**What you need to do**: Transcribe each line of the material as it is, and drop any picture.
---------- Given information ----------
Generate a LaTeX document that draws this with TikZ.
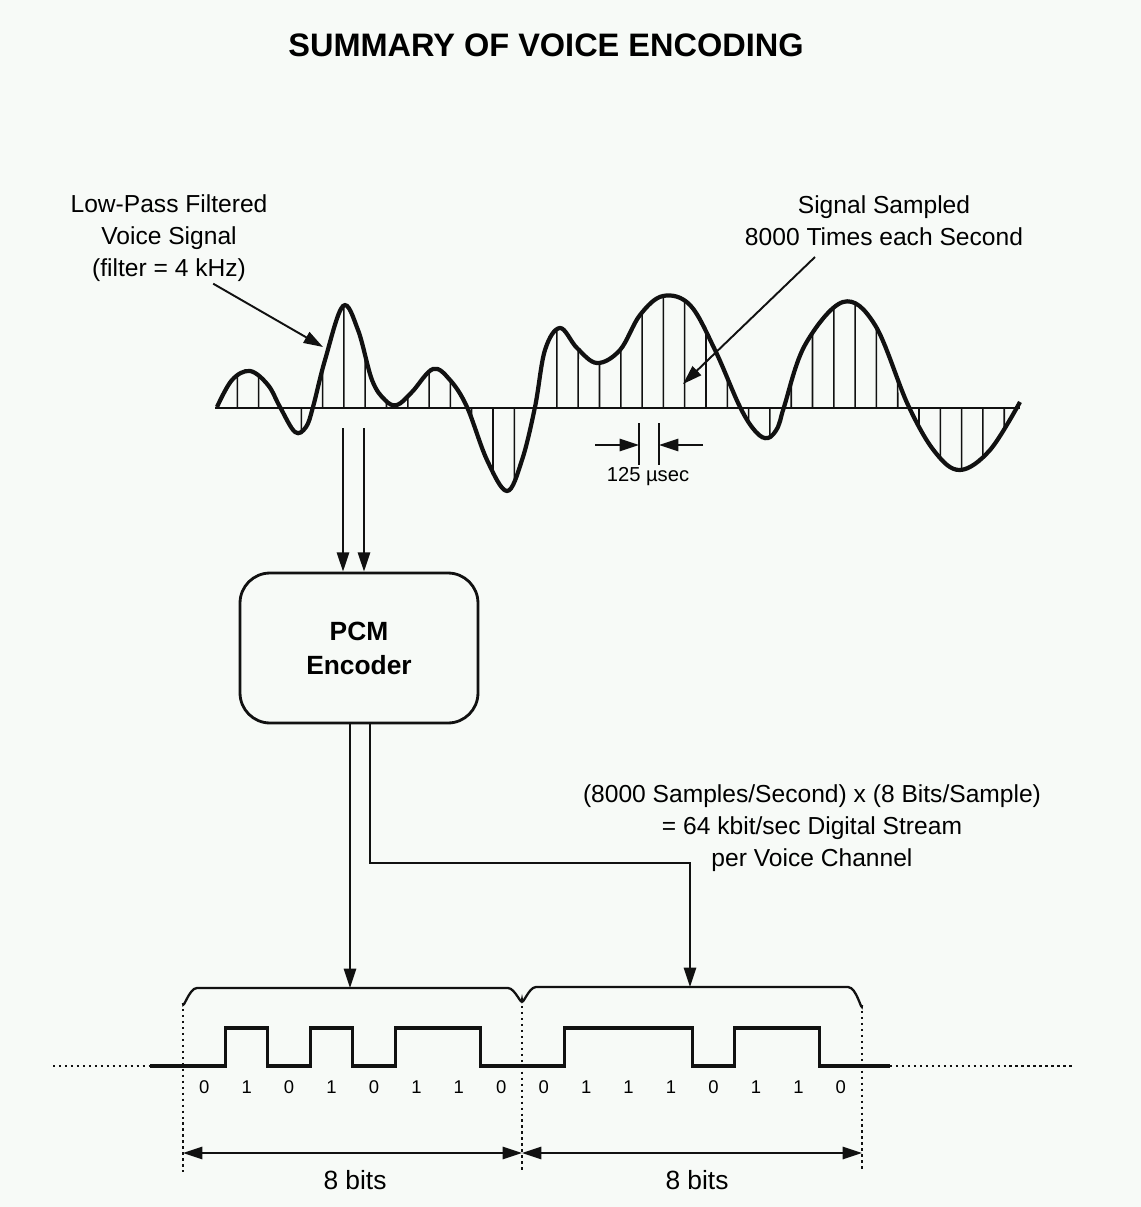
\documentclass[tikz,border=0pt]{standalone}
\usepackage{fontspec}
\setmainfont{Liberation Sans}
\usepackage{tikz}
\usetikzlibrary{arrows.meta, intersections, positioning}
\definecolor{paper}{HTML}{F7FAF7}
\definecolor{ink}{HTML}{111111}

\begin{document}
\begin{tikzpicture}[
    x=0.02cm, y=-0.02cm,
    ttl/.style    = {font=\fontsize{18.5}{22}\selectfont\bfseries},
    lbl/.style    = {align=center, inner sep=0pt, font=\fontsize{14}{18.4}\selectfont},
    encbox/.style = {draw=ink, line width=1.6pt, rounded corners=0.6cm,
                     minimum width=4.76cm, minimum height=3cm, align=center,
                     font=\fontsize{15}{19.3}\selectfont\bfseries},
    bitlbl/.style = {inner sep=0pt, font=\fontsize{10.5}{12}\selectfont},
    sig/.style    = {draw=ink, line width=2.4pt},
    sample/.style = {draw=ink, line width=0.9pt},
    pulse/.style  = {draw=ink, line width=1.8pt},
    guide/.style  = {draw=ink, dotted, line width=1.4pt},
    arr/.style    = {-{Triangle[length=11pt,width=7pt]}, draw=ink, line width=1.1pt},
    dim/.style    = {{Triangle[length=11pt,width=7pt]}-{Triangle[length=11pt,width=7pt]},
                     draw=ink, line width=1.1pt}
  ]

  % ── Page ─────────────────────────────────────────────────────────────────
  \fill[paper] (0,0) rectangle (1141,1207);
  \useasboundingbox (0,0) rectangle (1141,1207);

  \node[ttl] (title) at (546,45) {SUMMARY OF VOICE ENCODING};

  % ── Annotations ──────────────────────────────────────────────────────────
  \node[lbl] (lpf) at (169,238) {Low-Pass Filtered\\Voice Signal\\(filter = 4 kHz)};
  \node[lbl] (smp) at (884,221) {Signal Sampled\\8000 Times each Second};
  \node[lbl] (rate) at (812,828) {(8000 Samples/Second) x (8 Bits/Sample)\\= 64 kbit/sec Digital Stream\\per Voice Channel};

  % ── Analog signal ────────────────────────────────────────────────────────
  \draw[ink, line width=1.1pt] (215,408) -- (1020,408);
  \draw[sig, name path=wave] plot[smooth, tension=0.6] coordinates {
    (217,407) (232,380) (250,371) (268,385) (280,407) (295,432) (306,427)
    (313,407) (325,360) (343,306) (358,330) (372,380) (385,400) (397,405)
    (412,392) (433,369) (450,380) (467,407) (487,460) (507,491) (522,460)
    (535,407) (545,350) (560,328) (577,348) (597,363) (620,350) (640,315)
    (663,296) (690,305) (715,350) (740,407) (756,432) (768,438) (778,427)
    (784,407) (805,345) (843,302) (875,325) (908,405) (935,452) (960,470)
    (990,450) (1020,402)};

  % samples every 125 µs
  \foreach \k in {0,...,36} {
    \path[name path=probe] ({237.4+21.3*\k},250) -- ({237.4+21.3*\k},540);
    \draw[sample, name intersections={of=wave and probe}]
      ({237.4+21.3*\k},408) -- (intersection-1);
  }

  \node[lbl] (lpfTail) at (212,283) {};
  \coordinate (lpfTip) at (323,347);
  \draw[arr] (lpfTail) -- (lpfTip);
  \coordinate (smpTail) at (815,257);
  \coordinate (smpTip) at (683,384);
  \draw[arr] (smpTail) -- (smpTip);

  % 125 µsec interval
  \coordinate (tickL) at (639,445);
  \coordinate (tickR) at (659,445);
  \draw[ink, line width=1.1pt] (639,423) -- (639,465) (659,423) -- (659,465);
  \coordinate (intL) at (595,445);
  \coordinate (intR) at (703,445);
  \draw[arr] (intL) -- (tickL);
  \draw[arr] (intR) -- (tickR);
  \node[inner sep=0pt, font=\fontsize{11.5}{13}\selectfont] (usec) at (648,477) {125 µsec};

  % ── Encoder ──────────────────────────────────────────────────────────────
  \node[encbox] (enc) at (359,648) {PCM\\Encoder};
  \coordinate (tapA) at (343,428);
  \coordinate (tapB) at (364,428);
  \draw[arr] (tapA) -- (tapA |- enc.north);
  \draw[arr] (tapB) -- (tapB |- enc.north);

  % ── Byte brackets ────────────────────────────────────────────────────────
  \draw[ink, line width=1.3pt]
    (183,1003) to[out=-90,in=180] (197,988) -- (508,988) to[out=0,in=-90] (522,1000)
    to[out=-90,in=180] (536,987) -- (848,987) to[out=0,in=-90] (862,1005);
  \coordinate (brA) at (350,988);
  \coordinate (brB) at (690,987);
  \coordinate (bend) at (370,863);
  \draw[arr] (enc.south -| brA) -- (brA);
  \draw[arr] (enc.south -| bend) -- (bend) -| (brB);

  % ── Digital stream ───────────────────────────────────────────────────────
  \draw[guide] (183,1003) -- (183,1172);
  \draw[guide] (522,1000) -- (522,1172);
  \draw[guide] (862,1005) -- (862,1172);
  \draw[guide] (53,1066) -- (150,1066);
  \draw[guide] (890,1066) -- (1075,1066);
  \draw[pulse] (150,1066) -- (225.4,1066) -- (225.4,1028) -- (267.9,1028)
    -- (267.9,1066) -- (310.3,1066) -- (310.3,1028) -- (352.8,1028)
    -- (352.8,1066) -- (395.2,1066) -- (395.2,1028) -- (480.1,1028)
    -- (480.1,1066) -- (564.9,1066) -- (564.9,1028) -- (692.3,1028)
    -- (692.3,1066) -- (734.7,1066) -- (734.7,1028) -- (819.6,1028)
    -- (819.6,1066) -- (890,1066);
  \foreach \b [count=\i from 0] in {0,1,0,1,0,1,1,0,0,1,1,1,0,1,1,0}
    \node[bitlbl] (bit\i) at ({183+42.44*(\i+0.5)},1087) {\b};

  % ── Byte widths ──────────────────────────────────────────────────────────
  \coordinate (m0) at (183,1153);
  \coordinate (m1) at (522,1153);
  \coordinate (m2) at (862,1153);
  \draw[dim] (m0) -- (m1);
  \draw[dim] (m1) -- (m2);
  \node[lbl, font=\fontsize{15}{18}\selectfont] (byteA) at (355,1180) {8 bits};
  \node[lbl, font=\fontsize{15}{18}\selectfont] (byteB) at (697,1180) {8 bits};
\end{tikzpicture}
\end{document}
----------
**Exercise result**:
Generate a LaTeX document that draws this with TikZ.
\documentclass[tikz,border=0pt]{standalone}
\usepackage{fontspec}
\setmainfont{Liberation Sans}
\usepackage{tikz}
\usetikzlibrary{arrows.meta, intersections, positioning}
\definecolor{paper}{HTML}{F7FAF7}
\definecolor{ink}{HTML}{111111}

\begin{document}
\begin{tikzpicture}[
    x=0.02cm, y=-0.02cm,
    ttl/.style    = {font=\fontsize{18.5}{22}\selectfont\bfseries},
    lbl/.style    = {align=center, inner sep=0pt, font=\fontsize{14}{18.4}\selectfont},
    encbox/.style = {draw=ink, line width=1.6pt, rounded corners=0.6cm,
                     minimum width=4.76cm, minimum height=3cm, align=center,
                     font=\fontsize{15}{19.3}\selectfont\bfseries},
    bitlbl/.style = {inner sep=0pt, font=\fontsize{10.5}{12}\selectfont},
    sig/.style    = {draw=ink, line width=2.4pt},
    sample/.style = {draw=ink, line width=0.9pt},
    pulse/.style  = {draw=ink, line width=1.8pt},
    guide/.style  = {draw=ink, dotted, line width=1.4pt},
    arr/.style    = {-{Triangle[length=11pt,width=7pt]}, draw=ink, line width=1.1pt},
    dim/.style    = {{Triangle[length=11pt,width=7pt]}-{Triangle[length=11pt,width=7pt]},
                     draw=ink, line width=1.1pt}
  ]

  % ── Page ─────────────────────────────────────────────────────────────────
  \fill[paper] (0,0) rectangle (1141,1207);
  \useasboundingbox (0,0) rectangle (1141,1207);

  \node[ttl] (title) at (546,45) {SUMMARY OF VOICE ENCODING};

  % ── Annotations ──────────────────────────────────────────────────────────
  \node[lbl] (lpf) at (169,238) {Low-Pass Filtered\\Voice Signal\\(filter = 4 kHz)};
  \node[lbl] (smp) at (884,221) {Signal Sampled\\8000 Times each Second};
  \node[lbl] (rate) at (812,828) {(8000 Samples/Second) x (8 Bits/Sample)\\= 64 kbit/sec Digital Stream\\per Voice Channel};

  % ── Analog signal ────────────────────────────────────────────────────────
  \draw[ink, line width=1.1pt] (215,408) -- (1020,408);
  \draw[sig, name path=wave] plot[smooth, tension=0.6] coordinates {
    (217,407) (232,380) (250,371) (268,385) (280,407) (295,432) (306,427)
    (313,407) (325,360) (343,306) (358,330) (372,380) (385,400) (397,405)
    (412,392) (433,369) (450,380) (467,407) (487,460) (507,491) (522,460)
    (535,407) (545,350) (560,328) (577,348) (597,363) (620,350) (640,315)
    (663,296) (690,305) (715,350) (740,407) (756,432) (768,438) (778,427)
    (784,407) (805,345) (843,302) (875,325) (908,405) (935,452) (960,470)
    (990,450) (1020,402)};

  % samples every 125 µs
  \foreach \k in {0,...,36} {
    \path[name path=probe] ({237.4+21.3*\k},250) -- ({237.4+21.3*\k},540);
    \draw[sample, name intersections={of=wave and probe}]
      ({237.4+21.3*\k},408) -- (intersection-1);
  }

  \node[lbl] (lpfTail) at (212,283) {};
  \coordinate (lpfTip) at (323,347);
  \draw[arr] (lpfTail) -- (lpfTip);
  \coordinate (smpTail) at (815,257);
  \coordinate (smpTip) at (683,384);
  \draw[arr] (smpTail) -- (smpTip);

  % 125 µsec interval
  \coordinate (tickL) at (639,445);
  \coordinate (tickR) at (659,445);
  \draw[ink, line width=1.1pt] (639,423) -- (639,465) (659,423) -- (659,465);
  \coordinate (intL) at (595,445);
  \coordinate (intR) at (703,445);
  \draw[arr] (intL) -- (tickL);
  \draw[arr] (intR) -- (tickR);
  \node[inner sep=0pt, font=\fontsize{11.5}{13}\selectfont] (usec) at (648,477) {125 µsec};

  % ── Encoder ──────────────────────────────────────────────────────────────
  \node[encbox] (enc) at (359,648) {PCM\\Encoder};
  \coordinate (tapA) at (343,428);
  \coordinate (tapB) at (364,428);
  \draw[arr] (tapA) -- (tapA |- enc.north);
  \draw[arr] (tapB) -- (tapB |- enc.north);

  % ── Byte brackets ────────────────────────────────────────────────────────
  \draw[ink, line width=1.3pt]
    (183,1003) to[out=-90,in=180] (197,988) -- (508,988) to[out=0,in=-90] (522,1000)
    to[out=-90,in=180] (536,987) -- (848,987) to[out=0,in=-90] (862,1005);
  \coordinate (brA) at (350,988);
  \coordinate (brB) at (690,987);
  \coordinate (bend) at (370,863);
  \draw[arr] (enc.south -| brA) -- (brA);
  \draw[arr] (enc.south -| bend) -- (bend) -| (brB);

  % ── Digital stream ───────────────────────────────────────────────────────
  \draw[guide] (183,1003) -- (183,1172);
  \draw[guide] (522,1000) -- (522,1172);
  \draw[guide] (862,1005) -- (862,1172);
  \draw[guide] (53,1066) -- (150,1066);
  \draw[guide] (890,1066) -- (1075,1066);
  \draw[pulse] (150,1066) -- (225.4,1066) -- (225.4,1028) -- (267.9,1028)
    -- (267.9,1066) -- (310.3,1066) -- (310.3,1028) -- (352.8,1028)
    -- (352.8,1066) -- (395.2,1066) -- (395.2,1028) -- (480.1,1028)
    -- (480.1,1066) -- (564.9,1066) -- (564.9,1028) -- (692.3,1028)
    -- (692.3,1066) -- (734.7,1066) -- (734.7,1028) -- (819.6,1028)
    -- (819.6,1066) -- (890,1066);
  \foreach \b [count=\i from 0] in {0,1,0,1,0,1,1,0,0,1,1,1,0,1,1,0}
    \node[bitlbl] (bit\i) at ({183+42.44*(\i+0.5)},1087) {\b};

  % ── Byte widths ──────────────────────────────────────────────────────────
  \coordinate (m0) at (183,1153);
  \coordinate (m1) at (522,1153);
  \coordinate (m2) at (862,1153);
  \draw[dim] (m0) -- (m1);
  \draw[dim] (m1) -- (m2);
  \node[lbl, font=\fontsize{15}{18}\selectfont] (byteA) at (355,1180) {8 bits};
  \node[lbl, font=\fontsize{15}{18}\selectfont] (byteB) at (697,1180) {8 bits};
\end{tikzpicture}
\end{document}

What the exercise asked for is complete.